La directive européenne CSRD (Corporate Sustainability Reporting Directive) impose aux entreprises des standards élevés en matière de durabilité. Pour les directeurs administratifs et financiers (DAF), elle se traduit par des enjeux organisationnels, stratégiques et opérationnels. Lors de la Matinale CSRD organisée par la marque média Daf-Mag, Luca de Dominicis, directeur finances et risques et membre du comité opérationnel groupe de l'AG2R La Mondiale, et Louis Dupuy, économiste et responsable des questions de soutenabilité au sein de l'APESA, centre de ressources technologiques labellisé par le ministère de la Recherche, ont partagé leur vision et leur expérience.

Luca de Dominicis voit la CSRD comme une normalisation salutaire. « Le fait d'avoir une directive et un langage commun avec l'ensemble des acteurs économiques pour reporter sur les enjeux de durabilité est un progrès », explique-t-il. Il insiste sur l'avancée que représente la structuration des multiples réglementations auparavant fragmentées.

Louis Dupuy, quant à lui, souligne que la CSRD introduit une rupture dans la gestion des entreprises. « Nous passons d'une logique d'impact basée sur les flux, comme les émissions de CO2, à une logique de stock, centrée sur les actifs et la valeur patrimoniale », détaille-t-il. Cette approche, selon lui, met en lumière les interdépendances des entreprises avec leur environnement, qu'il soit social ou environnemental.

Adapter organisations et pratiques

Pour répondre aux exigences de la CSRD, AG2R La Mondiale a repensé son organisation. Luca de Dominicis insiste sur la complémentarité des rôles : « La direction RSE produit les analyses théoriques, tandis que la finance s'assure que tout est conforme en termes de qualité et de délais pour la clôture. » Il met aussi en garde contre le risque de « construire des usines à gaz », un écueil qu'il estime évitable grâce à une approche pragmatique.

La double matérialité, concept clé de la CSRD, pousse les entreprises à relier impact et performance financière. « Il s'agit d'éviter de se noyer dans des milliers de données, en identifiant ce qui est réellement pertinent », conseille Louis Dupuy.

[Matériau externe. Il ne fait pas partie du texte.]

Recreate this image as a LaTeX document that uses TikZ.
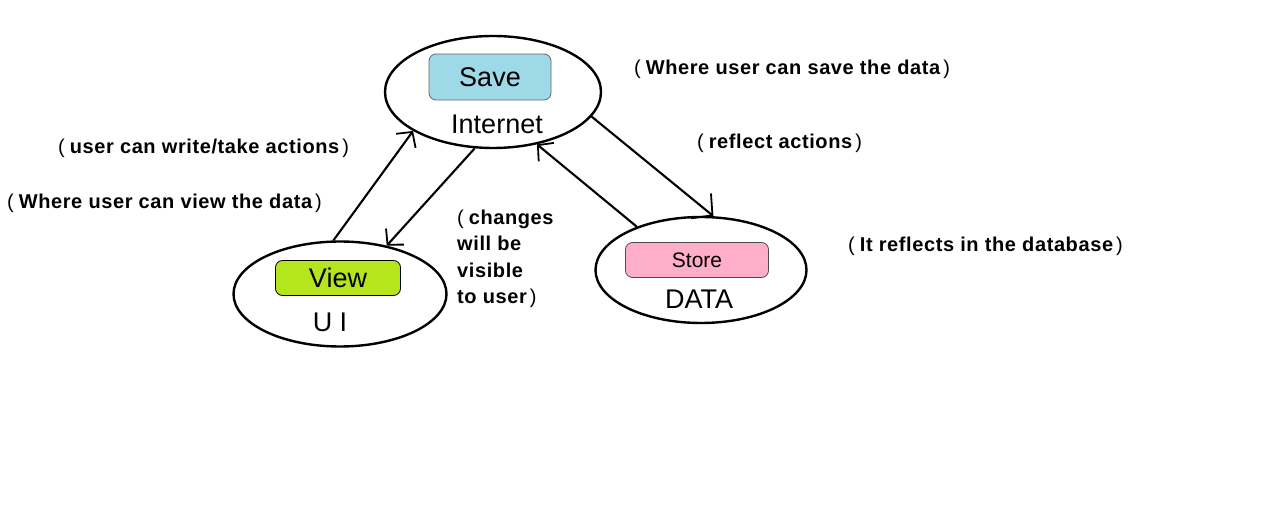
\documentclass[tikz,border=0pt]{standalone}
\usepackage{fontspec}
\setmainfont{Liberation Sans}
\newfontfamily\notefont[LetterSpace=3]{Liberation Sans}
\usetikzlibrary{shapes.geometric,arrows.meta}
\definecolor{saveblue}{HTML}{9ED9E8}
\definecolor{viewgreen}{HTML}{B5E61D}
\definecolor{storepink}{HTML}{FFAEC9}
\begin{document}
\begin{tikzpicture}[x=1pt,y=-1pt,
  oval/.style={ellipse, draw, line width=2.4pt, inner sep=0pt},
  tagbox/.style={rounded corners=7pt, line width=0.8pt, inner sep=0pt},
  big/.style={font=\fontsize{27}{32}\selectfont},
  note/.style={font=\notefont\fontsize{20}{26.3}\selectfont\bfseries, inner sep=0pt, align=left},
  flow/.style={line width=2.1pt, -{Straight Barb[length=11pt,width=24pt,line width=1.8pt]}}
]
\useasboundingbox[fill=white] (0,0) rectangle (1280,529);

% ovals
\node[oval, minimum width=216, minimum height=112] (inet) at (493,92) {};
\node[oval, minimum width=213, minimum height=105] (ui) at (340,294) {};
\node[oval, minimum width=211, minimum height=106] (data) at (701,270) {};

% inner boxes
\node[tagbox, draw=black!60, fill=saveblue, minimum width=122, minimum height=46, big] (save) at (490,77) {Save};
\node[tagbox, draw=black, fill=viewgreen, minimum width=125, minimum height=35, big] (view) at (338,278) {View};
\node[tagbox, draw=black!70, fill=storepink, minimum width=143, minimum height=35, font=\fontsize{21}{25}\selectfont] (store) at (697,260) {Store};

% oval titles
\node[big] (tinet) at (497,124) {Internet};
\node[big] (tui) at (330,322) {U I};
\node[big] (tdata) at (699,299) {DATA};

% connectors
\draw[flow] (ui.97) -- (inet.206);
\draw[flow] (inet.252) -- (ui.46);
\draw[flow] (data.146) -- (inet.310);
\draw[flow, -{Straight Barb[length=15pt,width=32pt,line width=1.8pt]}] (inet.346) -- (data.77);

% notes
\node[note, anchor=west] (n1) at (634,69) {\mdseries(\hspace{5pt}\bfseries Where user can save the data\mdseries\hspace{3pt})};
\node[note, anchor=west] (n2) at (697,143) {\mdseries(\hspace{5pt}\bfseries reflect actions\mdseries\hspace{3pt})};
\node[note, anchor=west] (n3) at (58,148) {\mdseries(\hspace{5pt}\bfseries user can write/take actions\mdseries\hspace{3pt})};
\node[note, anchor=west] (n4) at (7,203) {\mdseries(\hspace{5pt}\bfseries Where user can view the data\mdseries\hspace{3pt})};
\node[note, anchor=north west] (n5) at (457,210) {\mdseries(\hspace{5pt}\bfseries changes\\will be\\visible\\to user\mdseries\hspace{3pt})};
\node[note, anchor=west] (n6) at (848,246) {\mdseries(\hspace{5pt}\bfseries It reflects in the database\mdseries\hspace{3pt})};
\end{tikzpicture}
\end{document}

Autre transformation induite par la CSRD : le rôle du DAF, qui se trouve au centre de la stratégie de durabilité. « Il devient le chef de bord de la performance globale, traduisant les indicateurs qualitatifs en opportunités et en risques financiers », affirme Louis Dupuy. Il s'agit de collaborer avec des équipes pluridisciplinaires et de développer des savoir-faire liés à l'incertitude. Une vision partagée par Luca de Dominicis qui insiste sur une approche progressive : « Le DAF doit prioriser les enjeux financiers immédiats, tout en accompagnant une prise de conscience plus large des parties prenantes. »

Innovation financière et externalités

Au-delà des contraintes, la CSRD ouvre des perspectives en matière d'innovation. Louis Dupuy évoque des initiatives où des externalités comme le coût social du carbone sont intégrées dans les décisions financières. « Un projet qui avait un retour sur investissement à 35 ans est passé à 12 ans grâce à la prise en compte des externalités carbone », illustre-t-il. Cependant, comme le rappelle Luca de Dominicis, l'innovation ne doit pas précéder la clarification des normes. « J'attends d'abord que la norme soit précisée avant d'implémenter des outils spécifiques », précise-t-il.

Face aux défis de la CSRD, le pragmatisme et une vision stratégique sont essentiels. « Priorisez les questions de fond avant de vous concentrer sur le reporting », conseille Luca de Dominicis. Pour Louis Dupuy, la CSRD est une opportunité unique de réflexion et d'amélioration : « Elle pousse à créer de la cohérence dans les stratégies et les pratiques internes. »

Avec la CSRD, les DAF ont l'opportunité de devenir des acteurs clés de la transformation durable des entreprises, tout en naviguant dans un cadre réglementaire exigeant mais porteur d'innovation.